Mathematical, Biological, and Computational Explanations

Review of: Making Sense of Life: Eplaining Biological Development Models, Metaphors, and Machines. Evelyn Fox Keller. Harvard University Press, Cambridge, Massachussets, 2002. Pp. 388, Price £19.95, hardback. ISBN 0-674-00746-8.

Heredity (forthcoming)


Although the narrative in the study is developed as a history of the field, Evelyn Fox Keller discusses a problem of the philosophy of science in her quest of “making sense of life.” The author does not hide that this puzzle emerged from her own background as a physicist once involved in proposing a mathematical model to explain the onset of aggregation in cellular slime molds. At that time (the 1960s) she found that the biological audience was not receptive to the model at all. The puzzles and problems were differently defined by biologists. One could not appreciate a model which abstracted from the biological question of what life is. Fox Keller points to important contributions from mathematical biology like those of Nicolas Rashevsky in the 1930s and Alan Turing in the 1950s which failed to reach their intended audience among biologists because the mathematical principles required translation into a discourse which focuses on material observation and accordingly formulates its problems in empirical terms.


In the opening chapter, the author contrast this with the relative success of Stéphane Leduc and other scholars who in the beginning of the 20th century developed “physico-chemical theories of life” which could be illustrated with experiments using osmosis. In this context, the biologist Benjamin C. Gruenberg wrote a two-part overview in the Scientific American in 1911 (!) under the title “The Creation of ‘Artificial Life.’” Nowadays, this same title is used by a research tradition in computational biology (Langton, 1986). How have the meanings of the terms shifted? How has the puzzle of combining material elements, biological questions about the dynamics, mathematical models and computational devices been solved in the research practices differently in the various developmental stages of biology. How is this reflected in the texts?

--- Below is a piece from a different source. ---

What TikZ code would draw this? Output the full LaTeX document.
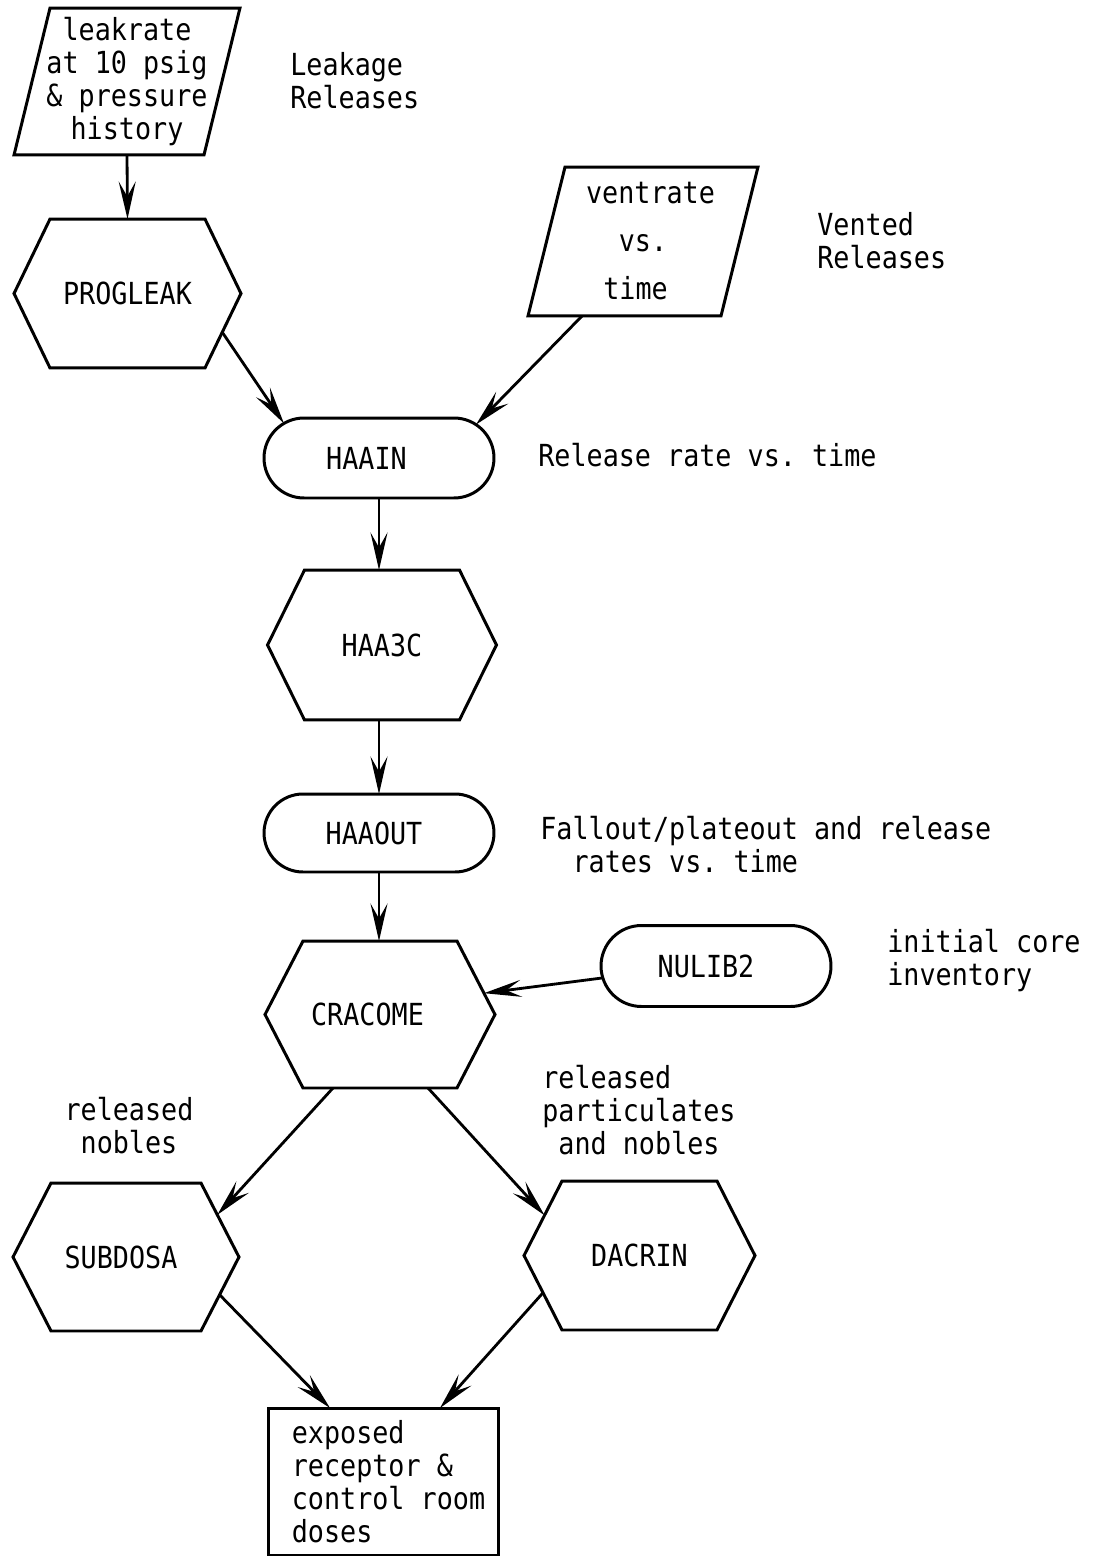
\documentclass[tikz,border=0pt]{standalone}
\usepackage{fontspec}
\setmainfont{DejaVu Sans Mono}[FakeStretch=0.88, WordSpace={1,0,0}]
\frenchspacing
\usetikzlibrary{arrows.meta,shapes.misc,calc}

% hexagon drawn round a bare node: node name, corner inset
\newcommand{\hexOutline}[2]{%
  \draw[flowLine] (#1.west) -- ([xshift=#2]#1.north west) coordinate (#1-nw)
    -- ([xshift=-#2]#1.north east) coordinate (#1-ne) -- (#1.east)
    -- ([xshift=-#2]#1.south east) coordinate (#1-se)
    -- ([xshift=#2]#1.south west) coordinate (#1-sw) -- cycle;}
% slanted input box round a bare node: node name, slant
\newcommand{\paraOutline}[2]{%
  \draw[flowLine] (#1.south west) -- ([xshift=-#2]#1.south east)
    -- (#1.north east) -- ([xshift=#2]#1.north west) -- cycle;}

\begin{document}
\begin{tikzpicture}[x=0.02cm, y=-0.02cm,
    every node/.style={font=\fontsize{17.3}{18.8}\selectfont},
    flowLine/.style={line width=1.7pt, line join=miter},
    flowArr/.style={line width=1.6pt, -{Stealth[length=0.75cm,width=0.34cm,inset=0.3cm]}},
    bareBox/.style={rectangle, inner sep=0pt, outer sep=0pt, align=center},
    codeRound/.style={rounded rectangle, draw, line width=1.7pt, inner sep=0pt, outer sep=0pt,
        minimum width=4.6cm, minimum height=1.6cm},
    noteTxt/.style={anchor=west, align=left, inner sep=0pt},
]
\useasboundingbox (0,0) rectangle (1099,1557);

% inputs
\node[bareBox, minimum width=4.52cm, minimum height=2.94cm] (leak) at (127,81.5)
    {leakrate\\at 10 psig\\\& pressure\\history};
\paraOutline{leak}{0.72cm}
\node[bareBox, minimum width=4.6cm, minimum height=2.98cm] (vent) at (643,241.5)
    {\hspace*{0.3cm}ventrate\\[8.5pt]vs.\\[8.5pt]time\hspace*{0.3cm}};
\paraOutline{vent}{0.74cm}

% codes
\node[bareBox, minimum width=4.54cm, minimum height=2.98cm] (prog) at (127.5,293.5) {PROGLEAK};
\hexOutline{prog}{0.72cm}
\node[codeRound] (haain) at (379,458) {HAAIN\hspace*{0.5cm}};
\node[bareBox, minimum width=4.58cm, minimum height=3cm] (haa3c) at (382,645) {HAA3C};
\hexOutline{haa3c}{0.74cm}
\node[codeRound, minimum height=1.56cm] (haaout) at (379,833) {HAAOUT\hspace*{0.2cm}};
\node[bareBox, minimum width=4.6cm, minimum height=2.94cm] (cracome) at (380,1014.5) {CRACOME\hspace*{0.5cm}};
\hexOutline{cracome}{0.76cm}
\node[codeRound, minimum height=1.62cm] (nulib) at (716,966) {NULIB2\hspace*{0.4cm}};
\node[bareBox, minimum width=4.52cm, minimum height=2.96cm] (subdosa) at (126,1257) {SUBDOSA\hspace*{0.2cm}};
\hexOutline{subdosa}{0.76cm}
\node[bareBox, minimum width=4.62cm, minimum height=2.98cm] (dacrin) at (639.5,1255.5) {DACRIN};
\hexOutline{dacrin}{0.76cm}

% output
\node[rectangle, draw, line width=1.7pt, outer sep=0pt, inner sep=0pt, align=left,
    minimum width=4.62cm, minimum height=2.94cm] (doses) at (383.5,1481.5)
    {\hspace*{0.2cm}exposed\\\hspace*{0.2cm}receptor \&\\\hspace*{0.2cm}control room\\\hspace*{0.2cm}doses};

% notes
\node[noteTxt] (leakNote) at (290,81) {Leakage\\Releases};
\node[noteTxt] (ventNote) at (817,241) {Vented\\Releases};
\node[noteTxt] (rateNote) at (538,455) {Release rate vs. time};
\node[noteTxt] (fallNote) at (540,845) {Fallout/plateout and release\\\phantom{Fa}rates vs. time};
\node[noteTxt] (coreNote) at (887,961) {initial core\\inventory};
\node[noteTxt] (partNote) at (542,1110) {released\\particulates\\\phantom{r}and nobles};
\node[inner sep=0pt, align=center] (nobNote) at (129,1126) {released\\nobles};

% connectors
\draw[flowArr] (leak.south) -- (prog.north);
\draw[flowArr] ($(prog.east)!.52!(prog-se)$) -- (haain.160);
\draw[flowArr] ([xshift=-1.22cm]vent.south) -- (haain.19);
\draw[flowArr] (haain.south) -- (haain.south |- haa3c.north);
\draw[flowArr] (haa3c.south -| haaout.north) -- (haaout.north);
\draw[flowArr] (haaout.south) -- (haaout.south |- cracome.north);
\draw[flowArr] (nulib.186) -- ($(cracome-ne)!.71!(cracome.east)$);
\draw[flowArr] ([xshift=-0.94cm]cracome.south) -- ($(subdosa-ne)!.43!(subdosa.east)$);
\draw[flowArr] ([xshift=0.96cm]cracome.south) -- ($(dacrin-nw)!.46!(dacrin.west)$);
\draw[flowArr] ($(subdosa.east)!.51!(subdosa-se)$) -- ([xshift=-1.07cm]doses.north);
\draw[flowArr] ($(dacrin.west)!.5!(dacrin-sw)$) -- ([xshift=1.13cm]doses.north);
\end{tikzpicture}
\end{document}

The historical topic of Keller’s study is the tension in the models between genetics and embryology during the development of biology in the 20th century. She shows at great length how the problem formulations shifted, for example, when the DNA-model became available and when Jacob & Monod’s operon model was elaborated. In the latter model, the epigenetic understanding of development made it possible to solve the problem by translating concepts which had been developed in cybernetics into the discourse of biology. The latter requires a substantive understanding in addition to the mathematical model.

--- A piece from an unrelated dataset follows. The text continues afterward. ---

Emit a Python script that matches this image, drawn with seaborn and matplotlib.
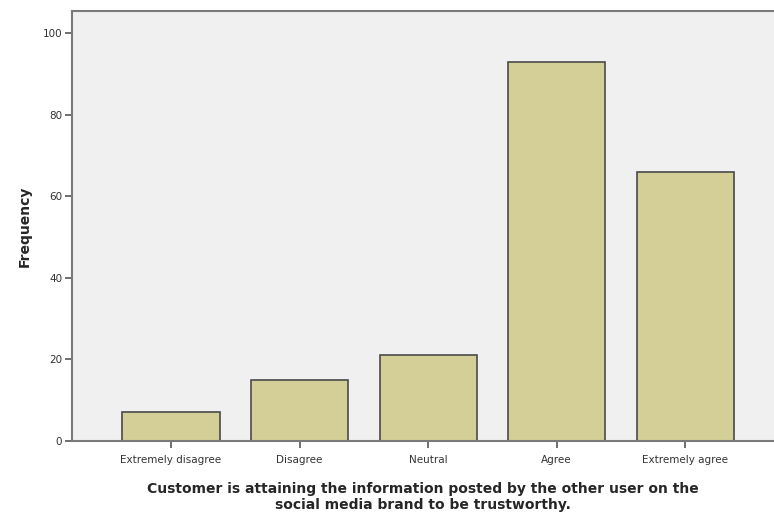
import matplotlib
matplotlib.use('Agg')
import matplotlib.pyplot as plt
import seaborn as sns
import pandas as pd

categories = ['Extremely disagree', 'Disagree', 'Neutral', 'Agree', 'Extremely agree']
frequency = [7, 15, 21, 93, 66]
yticks = [0, 20, 40, 60, 80, 100]

xlabel = ('Customer is attaining the information posted by the other user on the\n'
          'social media brand to be trustworthy.')


def main():
    sns.set_style('white')
    plt.rcParams['font.family'] = ['DejaVu Sans']
    df = pd.DataFrame({'cat': categories, 'freq': frequency})

    fig = plt.figure(figsize=(7.74, 5.2), dpi=100)
    ax = fig.add_axes([0.093, 0.152, 0.907, 0.827])
    ax.set_facecolor('#F0F0F0')
    sns.barplot(data=df, x='cat', y='freq', order=categories, color='#D3CF97',
                saturation=1, width=0.755, edgecolor='#4a4a4a', linewidth=1.2, ax=ax)
    ax.set_xlim(-0.77, 4.69)
    ax.set_ylim(0, 105.4)
    ax.set_yticks(yticks)
    for s in ax.spines.values():
        s.set_color('#7a7a7a')
        s.set_linewidth(1.5)
    ax.spines['right'].set_visible(False)
    ax.tick_params(axis='both', direction='out', length=5, width=1.2, color='#555555',
                   labelsize=7.5, labelcolor='#333333', pad=2, bottom=True, left=True)
    ax.tick_params(axis='x', pad=5)
    ax.set_ylabel('Frequency', fontsize=10, fontweight='bold', labelpad=8)
    ax.set_xlabel(xlabel, fontsize=10, fontweight='bold', linespacing=1.2, labelpad=12)
    fig.savefig('out.png', dpi=100)


if __name__ == '__main__':
    main()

From perspective of the mathematician and the physicist the use of a metaphor may seem like blurring an analytical distinction. However, the change of the context and therefore the meaning of the words may generate trading zones between discourses in which new puzzles can be generated. During the processes of change in the scientific discourses and practices, the very concepts used change meaning. For example, the word “activation” invoked a context different from “action.” The author elaborates on the example of what “positional information” meant to various authors who used this concept for explaining developmental processes like segmentation in Drosophila. How does language mediate in changing our encounter with an external world in the scientific enterprise? How has this mediation been different for those who were socialized with the Galileian dictum that the book of nature is written in math, and for those who were socialized in the tradition of natural history with its focus on “watching” and empirical observation?


In the final part of the book the author describes how two recent developments in the computer sciences have contributed to building a new bridge between these traditions. First, the visualization techniques have changed the notion of what one can see. Under the microscope, the substance of life had to be cut and stained—and thus deprived of “living”—but computer-aided visualizations enable us to grasp the dynamics of life. Secondly, the new discipline of “artificial life” promises to explain the principles of life by using computer simulations. Unlike the mathematical models of the previous era, the cellular automata provide us with a material sense of what life “could” be by specifying possible mechanisms. The author envisages that a meeting point between these two research programs (computational biology and biological computation) will be found when one agrees upon puzzles about synthetic life forms.


The puzzles are guided by the problem formulations. The author wishes to tell the history of modern biology in terms of the meeting points where different discourses could carefully be ‘interlocked’ (Clark, 1996: 263). When the elaborate discourses enable us to receive signals in the specialist discourses on either side of a divide, science can move forward by redefining the problems from new perspectives. The past is then overwritten with a new semantics. The author who once failed to infuse biology from the perspective of mathematics and the physical sciences, achieves this bridging of a divide by using the language of the discipline’s history in a philosophical reflection.


Loet Leydesdorff,

Amsterdam School of Communications Research (ASCoR),

Kloveniersburgwal 48, 1012 CX Amsterdam, The Netherlands

Email: ;






Clark, A. (1996). “Happy Couplings: Emergence and Explanatory Interlock.” In Margaret A. Boden, ed., The Philosophy of Artificial Life, pp. 262-281. Oxford: Oxford University Press.

Gruenberg, B. C. (1911). “The Creation of ‘Artificial Life.’” Scientific American 105: 231-237 and 272-286.

Langton, C. (1986). “Studying Artificial Life with Cellular Automata.” Physica 22D: 120-149.